Your Call To Action!

This weekend was really challenging for me. Actually, Friday was, mostly. I had a really hard day of school. I felt really lonely. The worldliness of my school was really affecting the Spirit I was so used to feeling. Though it wasn't true, I felt like none of my friends actually loved me. I thought that if I were to disappear that no one would care.
Ewww. What a day.
During the course of that day, I prayed a lot. I mean, tons. You know how the scriptures talk about pouring out your heart to Heavenly Father? Well, I really poured out my heart to Him on Friday, more than I had in a long time. Afterwards I did feel a bit better, but the comfort I yearned for came gradually. I was expecting a huge wave of relief to wash over me while I cried out to God whilst kneeling on my bed, but it didn't happen that way. The comfort for which I longed came a little at a time over the weekend, mostly in ways I didn't expect.

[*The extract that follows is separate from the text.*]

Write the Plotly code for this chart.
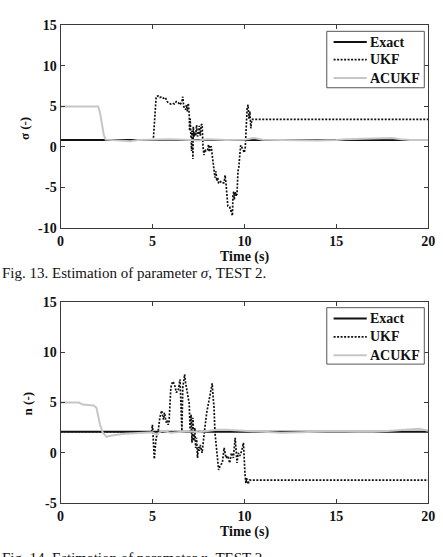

First, my dad came to talk to me on Friday night. We talked, and I was able to vent about my problems and emotions to him. Then, my family watched a movie together, and I was at peace spending time with them. On Saturday, our ward went to the temple, which was a tremendous boost. Absolutely substantial! But on Sunday, doubts began to creep back into my mind, veeeery slowly. However, after church, out of the blue, one of the young women in my ward handed me a page-long note she'd written to me. She told me that she had felt inspired to write it for me, and that she hoped the words she wrote were the ones I needed to hear. It was beautiful. This young woman had, indeed, written exactly what I needed to read.
Then, last night and this afternoon, a really great young man from my stake was texting me. He simply told me that he thinks I am beautiful and told me that other young men in the stake think so as well, but that they're too shy to tell me. I hadn't asked him for compliments, nor was he trying to flirt with me. He was just being honest, but his words made a huge impact on me!  

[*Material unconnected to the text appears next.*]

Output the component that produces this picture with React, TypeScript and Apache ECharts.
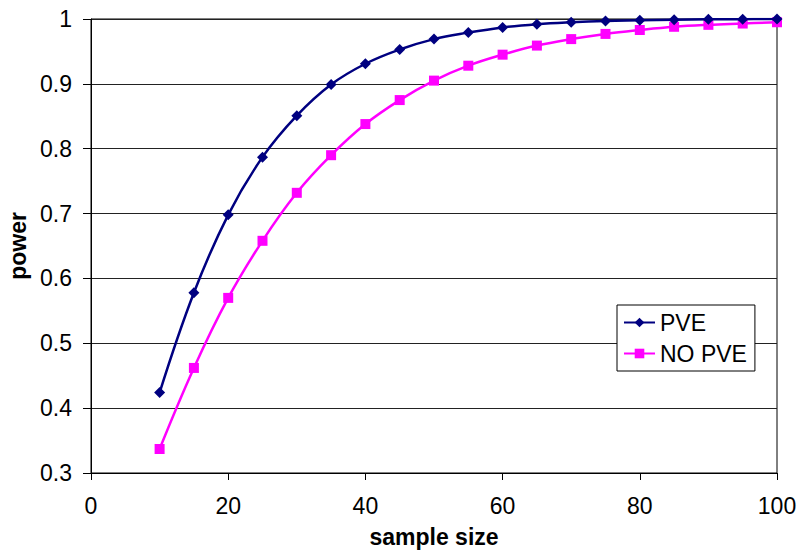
import React, { useEffect, useRef } from "react";
import * as echarts from "echarts";

const sampleSizes = [10, 15, 20, 25, 30, 35, 40, 45, 50, 55, 60, 65, 70, 75, 80, 85, 90, 95, 100];
const pveValues = [0.424, 0.578, 0.698, 0.787, 0.851, 0.899, 0.931, 0.953, 0.969, 0.979, 0.987, 0.992, 0.995, 0.997, 0.998, 0.999, 0.9995, 0.9998, 1.0];
const noPveValues = [0.337, 0.462, 0.570, 0.658, 0.732, 0.790, 0.838, 0.875, 0.905, 0.928, 0.945, 0.959, 0.969, 0.977, 0.983, 0.988, 0.991, 0.993, 0.995];
const seriesNames = ["PVE", "NO PVE"];

const FONT = "'Liberation Sans', Arial, sans-serif";

export default function App() {
  const ref = useRef<HTMLDivElement>(null);
  useEffect(() => {
    if (!ref.current) return;
    const chart = echarts.init(ref.current, undefined, { renderer: "svg" });
    chart.setOption({
      animation: false,
      backgroundColor: "#ffffff",
      grid: {
        left: 91,
        right: 23,
        top: 19,
        bottom: 87,
        containLabel: false,
        outerBoundsMode: "none",
        show: true,
        borderColor: "#000",
        borderWidth: 1,
        backgroundColor: "#fff",
      },
      legend: {
        orient: "vertical",
        left: 617,
        top: 305,
        padding: [6, 8, 6, 6],
        itemGap: 8,
        itemWidth: 31,
        itemHeight: 12,
        backgroundColor: "#fff",
        borderColor: "#000",
        borderWidth: 1,
        borderRadius: 0,
        textStyle: { fontFamily: FONT, fontSize: 23, color: "#000" },
        data: seriesNames,
      },
      xAxis: {
        type: "value",
        min: 0,
        max: 100,
        interval: 20,
        name: "sample size",
        nameLocation: "middle",
        nameGap: 52,
        nameTextStyle: { fontFamily: FONT, fontSize: 23, fontWeight: "bold", color: "#000" },
        axisLine: { show: true, lineStyle: { color: "#000", width: 1 } },
        axisTick: { show: true, inside: false, length: 7, lineStyle: { color: "#000" } },
        axisLabel: { fontFamily: FONT, fontSize: 23, color: "#000", margin: 21 },
        splitLine: { show: false },
      },
      yAxis: {
        type: "value",
        min: 0.3,
        max: 1,
        interval: 0.1,
        name: "power",
        nameLocation: "middle",
        nameGap: 62,
        nameRotate: 90,
        nameTextStyle: { fontFamily: FONT, fontSize: 23, fontWeight: "bold", color: "#000" },
        axisLine: { show: true, lineStyle: { color: "#000", width: 1 } },
        axisTick: { show: true, inside: false, length: 8, lineStyle: { color: "#000" } },
        axisLabel: {
          fontFamily: FONT,
          fontSize: 23,
          color: "#000",
          margin: 19,
          formatter: (v: number) => String(Math.round(v * 10) / 10),
        },
        splitLine: { show: true, lineStyle: { color: "#222", width: 1 } },
      },
      series: [
        {
          name: seriesNames[0],
          type: "line",
          smooth: 0.4,
          data: sampleSizes.map((x, i) => [x, pveValues[i]]),
          symbol: "diamond",
          symbolSize: 11,
          lineStyle: { color: "#000080", width: 2.5 },
          itemStyle: { color: "#000080" },
          z: 3,
        },
        {
          name: seriesNames[1],
          type: "line",
          smooth: 0.4,
          data: sampleSizes.map((x, i) => [x, noPveValues[i]]),
          symbol: "rect",
          symbolSize: 10,
          lineStyle: { color: "#ff00ff", width: 2.5 },
          itemStyle: { color: "#ff00ff" },
          z: 2,
        },
      ],
    });
    return () => chart.dispose();
  }, []);
  return <div ref={ref} style={{ width: 800, height: 560, position: "absolute", left: 0, top: 0 }} />;
}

Young men and young women alike- take note! Your words and actions have a TREMENDOUS effect on those around you! It's hard to understand what a wonderful ripple effect one can have on one another until you have been on the receiving end of such kind actions. It's truly beautiful. And the best part is, anyone can be that one- the one who makes a difference in someone's day, week, or life. You can. You really can! I challenge you to make a goal each day to do something, even something simple, to brighten someone's life. If each of us does one more good deed each day, what could we accomplish? How many lives would be blessed?
This is your call to action! What will you do with it?


2 comments:

  1. I'm so sorry that you had a rough day! I totally admire your positive attitude and how you dealt with it. You are such an amazing example. Thanks for running such a fabulous blog. You inspire me, Whitney!